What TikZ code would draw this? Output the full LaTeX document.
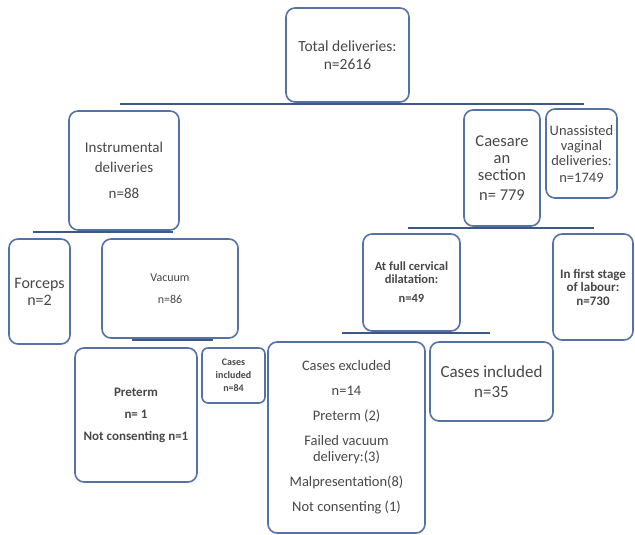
\documentclass[tikz,border=0pt]{standalone}
\usepackage{fontspec}
\setmainfont{Carlito}
\usepackage{tikz}
\usetikzlibrary{positioning}
\definecolor{boxedge}{RGB}{84,114,165}
\definecolor{barblue}{RGB}{62,88,134}
\definecolor{inkgray}{RGB}{72,72,72}
\tikzset{
  box/.style={rectangle, rounded corners=9pt, draw=boxedge, line width=1.6pt,
              fill=white, align=center, text=inkgray, inner sep=2pt},
  bar/.style={draw=barblue, line width=2.6pt}
}

\begin{document}
\begin{tikzpicture}[x=1pt, y=-1pt]
  \useasboundingbox (0,0) rectangle (635,535);

  % top level
  \node[box, minimum width=123pt, minimum height=94pt, font=\fontsize{15.5}{18}\selectfont]
    (total) at (347.5,55) {Total deliveries:\\n=2616};

  % second level
  \node[box, minimum width=110pt, minimum height=119pt, font=\fontsize{15}{20}\selectfont]
    (instr) at (124,170.5) {Instrumental\\deliveries\\[6pt]n=88};
  \node[box, minimum width=76pt, minimum height=116pt, font=\fontsize{16.5}{17}\selectfont]
    (caes) at (502,168) {Caesare\\an\\section\\[3pt]n= 779};
  \node[box, minimum width=71pt, minimum height=89pt, font=\fontsize{14.5}{15}\selectfont]
    (unass) at (581.5,153.5) {Unassisted\\vaginal\\deliveries:\\[2pt]n=1749};

  % third level
  \node[box, minimum width=61pt, minimum height=105pt, font=\fontsize{16}{17}\selectfont]
    (forceps) at (39.5,291.5) {Forceps\\n=2};
  \node[box, minimum width=136pt, minimum height=99pt, font=\fontsize{12}{22}\selectfont]
    (vacuum) at (170,288.5) {Vacuum\\n=86};
  \node[box, minimum width=97pt, minimum height=97pt, font=\fontsize{12.5}{13}\selectfont\bfseries]
    (cerv) at (411.5,282.5) {At full cervical\\dilatation:\\[6pt]n=49};
  \node[box, minimum width=80pt, minimum height=106pt, font=\fontsize{13}{13.5}\selectfont\bfseries]
    (first) at (593,287) {In first stage\\of labour:\\n=730};

  % fourth level
  \node[box, minimum width=122pt, minimum height=134pt, font=\fontsize{13}{22}\selectfont\bfseries]
    (preterm) at (136,415) {Preterm\\n= 1\\Not consenting n=1};
  \node[box, minimum width=63pt, minimum height=55pt, rounded corners=6pt,
        font=\fontsize{10}{13}\selectfont\bfseries]
    (inclsmall) at (233.5,375.5) {Cases\\included\\n=84};
  \node[box, minimum width=157pt, minimum height=191pt, font=\fontsize{14.5}{16}\selectfont]
    (excl) at (346.5,437.5) {Cases excluded\\[9pt]n=14\\[9pt]Preterm (2)\\[9pt]Failed vacuum\\delivery:(3)\\[9pt]Malpresentation(8)\\[9pt]Not consenting (1)};
  \node[box, minimum width=123pt, minimum height=79pt, font=\fontsize{17}{20}\selectfont]
    (inclbig) at (491.5,381.5) {Cases included\\n=35};

  % bars under each parent
  \coordinate (b0l) at (120,104);   \coordinate (b0r) at (584,104);
  \coordinate (b1l) at (33,232);    \coordinate (b1r) at (173,232);
  \coordinate (b2l) at (132,340);   \coordinate (b2r) at (213,340);
  \coordinate (b3l) at (408,228);   \coordinate (b3r) at (594,228);
  \coordinate (b4l) at (342,333);   \coordinate (b4r) at (490,333);

  \draw[bar] (b0l) -- (b0r);
  \draw[bar] (b1l) -- (b1r);
  \draw[bar] (b2l) -- (b2r);
  \draw[bar] (b3l) -- (b3r);
  \draw[bar] (b4l) -- (b4r);
\end{tikzpicture}
\end{document}
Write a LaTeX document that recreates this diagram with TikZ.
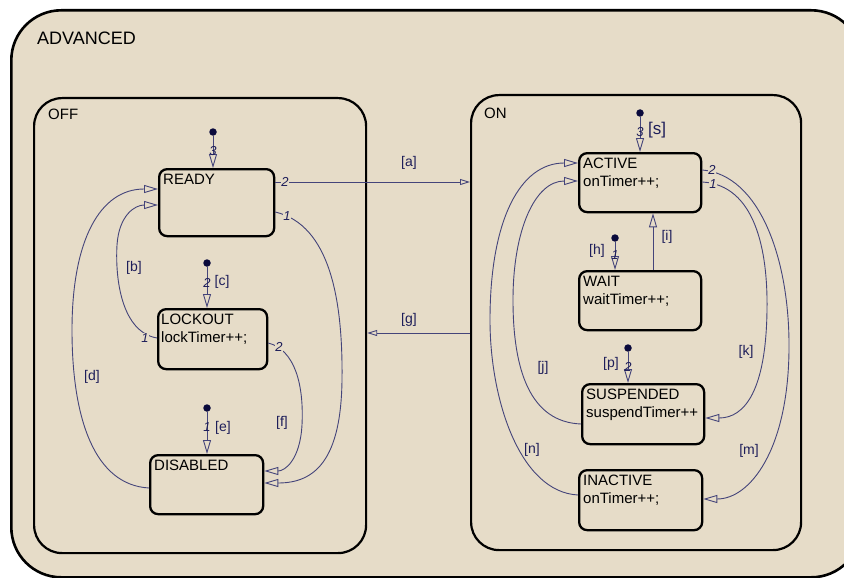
==*==
Go from the first line of the listing to the line holding "(total) at (347.5,55)" and, please, transcribe those lines exactly, both included, with no pictures.

#### RESPONSE TO THIS TASK
What TikZ code would draw this? Output the full LaTeX document.
\documentclass[tikz,border=0pt]{standalone}
\usepackage{fontspec}
\setmainfont{Carlito}
\usepackage{tikz}
\usetikzlibrary{positioning}
\definecolor{boxedge}{RGB}{84,114,165}
\definecolor{barblue}{RGB}{62,88,134}
\definecolor{inkgray}{RGB}{72,72,72}
\tikzset{
  box/.style={rectangle, rounded corners=9pt, draw=boxedge, line width=1.6pt,
              fill=white, align=center, text=inkgray, inner sep=2pt},
  bar/.style={draw=barblue, line width=2.6pt}
}

\begin{document}
\begin{tikzpicture}[x=1pt, y=-1pt]
  \useasboundingbox (0,0) rectangle (635,535);

  % top level
  \node[box, minimum width=123pt, minimum height=94pt, font=\fontsize{15.5}{18}\selectfont]
    (total) at (347.5,55) {Total deliveries:\\n=2616};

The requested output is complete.